Ночь вступала в свои права неторопливо и постепенно — так неторопливо, что человек, наблюдавший за великолепной игрой света, тени и полутени, мог и пропустить этот миг. Над темными холмами и тусклой водной гладью возникло странное потустороннее свечение, которое не имело отношения ни к солнцу, ни к луне, а скорее напоминало холодный свет над мертвыми лунными кратерами. В небе над озером зажглась маленькая первая звездочка…
Не важно, как вы относитесь к поэзии Вордсворта. Вы можете ни в грош его не ставить как поэта, но должны признать, что он, пусть и неосознанно, сделал великолепную рекламу Озерному краю. Благодаря ему здешние места — некогда дикие и пустынные — сегодня пользуются неслыханной популярностью. Нужно видеть толпы американцев, которые в благоговейном трепете стоят перед домом поэта в Грасмире. Более того, как-то раз я застал двоих из них возле бывшего жилища Гарриет Мартино — они пришли засвидетельствовать свое почтение писательнице, выпустившей в 1855 году собственный путеводитель по Озерному краю. Тут уж впору заподозрить некую национальную черту — похоже, что любовь к совершению различных паломничеств живет в душе каждого американца.
На мой взгляд, одним из самых любопытных зрелищ в Англии (можно сказать, ее достопримечательностью) является вид какого-нибудь бизнесмена из Нью-Йорка, который оплатил поездку в Англию и теперь пытается до последнего цента оправдать стоимость поездки — в частности, стоя в маленьком церковном дворике Грасмира, ощутить прилив энтузиазма по поводу стихов Вордсворта:
Помедли, путник! Одинокий тис
Здесь от жилья людского отдален.
Как льнет пчела к нагим его ветвям!
Как радостно блестит в траве ручей!
Дохнет зефир — и ласковый прибой
Сознанье убаюкает твое
Движеньем нежным, чуждым пустоте…
[49]
— Смотри-ка! — восклицает он. — Совсем неплохие стишки! А ну-ка, пока я буду их перечитывать, расскажите мне…
Грубо говоря, все население Озерного края можно разделить на две большие группы. К первой относятся те, кто предпочитает жить «на уровне воды»: ходят под парусом на собственных яхтах, совершают самоубийственные поездки на автомобилях по узким дорогам и, вырядившись в вечерние туалеты, пьют послеобеденный кофе на аккуратно подстриженных лужайках в прибрежных отелях. Вторая половина — те, кто поднимается еще затемно, натягивает на себя походные шорты цвета хаки и, вооружившись крепкой палкой, уходит в поход, то есть покидает равнины и поднимается в горы, пока их антиподы из первой группы еще только собираются приступить к утреннему чаепитию.

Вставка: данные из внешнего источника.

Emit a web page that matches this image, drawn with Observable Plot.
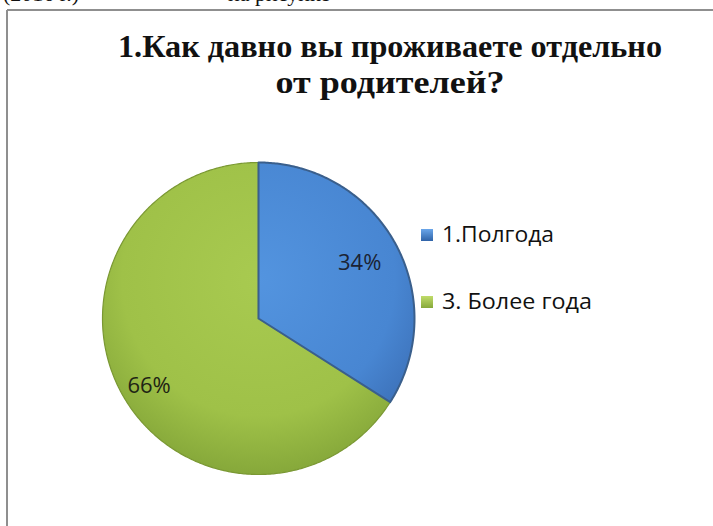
<!DOCTYPE html>
<html>
<head>
<meta charset="utf-8">
<script src="https://cdn.jsdelivr.net/npm/d3@7"></script>
<script src="https://cdn.jsdelivr.net/npm/@observablehq/plot@0.6"></script>
<style>
  html, body { margin: 0; padding: 0; background: #fff; }
  #chart { position: relative; width: 713px; height: 526px; overflow: hidden; }
</style>
</head>
<body>
<div id="chart"></div>
<script>
const categories = ["1.Полгода", "3. Более года"];
const values = [34, 66];
const valueLabels = ["34%", "66%"];
const titleLines = ["1.Как давно вы проживаете отдельно", "от родителей?"];

// slice geometry computed from the data values (unit circle, y up)
const arcs = d3.pie().sort(null).startAngle(0).endAngle(2 * Math.PI)(values);
const slicePoints = arcs.map((a, i) => {
  const pts = [{cat: categories[i], x: 0, y: 0}];
  const n = Math.max(2, Math.ceil((a.endAngle - a.startAngle) / 0.01));
  for (let k = 0; k <= n; k++) {
    const t = a.startAngle + (a.endAngle - a.startAngle) * k / n;
    pts.push({cat: categories[i], x: Math.sin(t), y: Math.cos(t)});
  }
  pts.push({cat: categories[i], x: 0, y: 0});
  return pts;
});
const labelPoints = arcs.map((a, i) => {
  const m = (a.startAngle + a.endAngle) / 2;
  const r = i === 0 ? 0.74 : 0.8;
  return {label: valueLabels[i], x: r * Math.sin(m), y: r * Math.cos(m)};
});

const defs = (index, scales) => {
  const cx = scales.x(0), cy = scales.y(0), r = scales.x(1) - scales.x(0);
  const s = d3.create("svg:defs");
  const mk = (id, c0, c1, c2) => {
    const g = s.append("radialGradient").attr("id", id).attr("gradientUnits", "userSpaceOnUse")
      .attr("cx", cx).attr("cy", cy - r * 0.25).attr("r", r * 1.25);
    g.append("stop").attr("offset", "0").attr("stop-color", c0);
    g.append("stop").attr("offset", "0.7").attr("stop-color", c1);
    g.append("stop").attr("offset", "1").attr("stop-color", c2);
  };
  mk("gBlue", "#5394df", "#4886d2", "#3a6db4");
  mk("gGreen", "#a8ca50", "#9fc148", "#86a83a");
  const f = s.append("filter").attr("id", "shadow").attr("x", "-20%").attr("y", "-20%").attr("width", "140%").attr("height", "140%");
  f.append("feDropShadow").attr("dx", 0).attr("dy", 3).attr("stdDeviation", 3)
    .attr("flood-color", "#000").attr("flood-opacity", 0.35);
  const lg1 = s.append("linearGradient").attr("id", "lBlue").attr("x1", 0).attr("y1", 0).attr("x2", 0).attr("y2", 1);
  lg1.append("stop").attr("offset", 0).attr("stop-color", "#6aa6ea");
  lg1.append("stop").attr("offset", 1).attr("stop-color", "#2f63a8");
  const lg2 = s.append("linearGradient").attr("id", "lGreen").attr("x1", 0).attr("y1", 0).attr("x2", 0).attr("y2", 1);
  lg2.append("stop").attr("offset", 0).attr("stop-color", "#c0dc6a");
  lg2.append("stop").attr("offset", 1).attr("stop-color", "#86a83a");
  return s.node();
};

const plot = Plot.plot({
  width: 713,
  height: 526,
  margin: 0,
  x: {domain: [-1, 1], range: [102, 414], axis: null},
  y: {domain: [-1, 1], range: [474, 162], axis: null},
  style: {background: "white"},
  marks: [
    defs,
    Plot.line(slicePoints[1], {x: "x", y: "y", fill: "url(#gGreen)", stroke: "#7a9833", strokeWidth: 1.2, curve: "linear"}),
    Plot.line(slicePoints[0], {x: "x", y: "y", fill: "url(#gBlue)", stroke: "#3a5f8c", strokeWidth: 2, curve: "linear"}),
    Plot.text(labelPoints.slice(0, 1), {x: "x", y: "y", text: "label", fontSize: 22, fill: "#1b2333",
      fontFamily: "'Open Sans', sans-serif"}),
    Plot.text(labelPoints.slice(1), {x: "x", y: "y", text: "label", fontSize: 22, fill: "#1e2414", dy: 7,
      fontFamily: "'Open Sans', sans-serif"})
  ]
});

document.getElementById("chart").appendChild(plot);

const svg = d3.select(plot);
svg.selectAll("path").filter(function () { const f = this.getAttribute("fill"); return f && f.startsWith("url"); })
  .attr("filter", "url(#shadow)");

// frame border
svg.append("line").attr("x1", 7).attr("y1", 10).attr("x2", 713).attr("y2", 10).attr("stroke", "#8f8f8f").attr("stroke-width", 2);
svg.append("line").attr("x1", 7).attr("y1", 10).attr("x2", 7).attr("y2", 526).attr("stroke", "#8f8f8f").attr("stroke-width", 2);

function addText(parent, x, y, txt, styles, attrs) {
  const t = parent.append("text").attr("x", x).attr("y", y).text(txt);
  Object.entries(styles).forEach(([k, v]) => t.style(k, v));
  Object.entries(attrs || {}).forEach(([k, v]) => t.attr(k, v));
  return t;
}

// cut-off text of the page above
const serif = "'Liberation Serif', 'Times New Roman', serif";
const pageStyle = {"font-family": serif, "font-size": "22px", "fill": "#111", "text-anchor": "start"};
addText(svg, 3, 1, "(2016 г.)", pageStyle);
addText(svg, 228, 1, "на рисунке", pageStyle);

// title
const titleStyle = {"font-family": serif, "font-weight": "bold", "font-size": "31px", "fill": "#111", "text-anchor": "middle"};
addText(svg, 390, 57, titleLines[0], titleStyle, {textLength: 544, lengthAdjust: "spacingAndGlyphs"});
addText(svg, 390, 93, titleLines[1], titleStyle, {textLength: 229, lengthAdjust: "spacingAndGlyphs"});

// legend
const legendStyle = {"font-family": "'Open Sans', sans-serif", "font-size": "21px", "fill": "#111", "text-anchor": "start"};
const legendY = [242, 309];
const legendW = [112, 150];
const legendFill = ["url(#lBlue)", "url(#lGreen)"];
categories.forEach((c, i) => {
  svg.append("rect").attr("x", 421).attr("y", legendY[i] - 13).attr("width", 12).attr("height", 12)
    .attr("fill", legendFill[i]);
  addText(svg, 442, legendY[i], c, legendStyle, {textLength: legendW[i], lengthAdjust: "spacingAndGlyphs"});
});
</script>
</body>
</html>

На мой взгляд, лишь эти энергичные представители второй группы способны извлечь пользу из проживания в столь уникальном месте, как Озерный край. Я и сам — будь у меня больше времени — приобрел бы комплект скаутской одежды и отправился с ними в поход. Ибо единственный способ проникнуться (и насладиться) прелестью этой земли заключается в том, чтобы уйти подальше от городской толпы и в одиночестве упиваться тишиной и покоем лесных дубрав и каменистых вершин. Я с удовольствием смотрю, как на исходе дня, когда ложатся первые вечерние тени, истинные жители Озерного края возвращаются из своих странствий — покрытые пылью дорог и с победным блеском в глазах. Среди них — бывалые мужчины, которых не удивишь швейцарскими курортами, а также загорелые, мускулистые девушки в бриджах, привычные к крепкому ясеневому посоху в руке и тяжелому рюкзаку за спиной. (Если у меня и есть претензии — так это к упомянутым бриджам. Вот бы кто-нибудь разработал такую модель дамских брюк, чтобы женщина выглядела в них красиво и естественно!) Да, чуть не забыл еще одну категорию походников — это энтомологи, неисправимые охотники за летающими и всякими прочими насекомыми. Днем они гоняются за бабочками, ночью за мотыльками; и делают это с неослабевающим энтузиазмом. Сюда же следует отнести геологов и неуемное племя тщеславных девиц, которые, прихватив с собой мольберт и складной стульчик, выезжают за город, чтобы запечатлеть на полотне фрагменты ландшафта. Позже их творения появляются на стенах светских гостиных в Манчестере, Ливерпуле, Бирмингеме и даже, как показывает практика, в Кенсингтоне.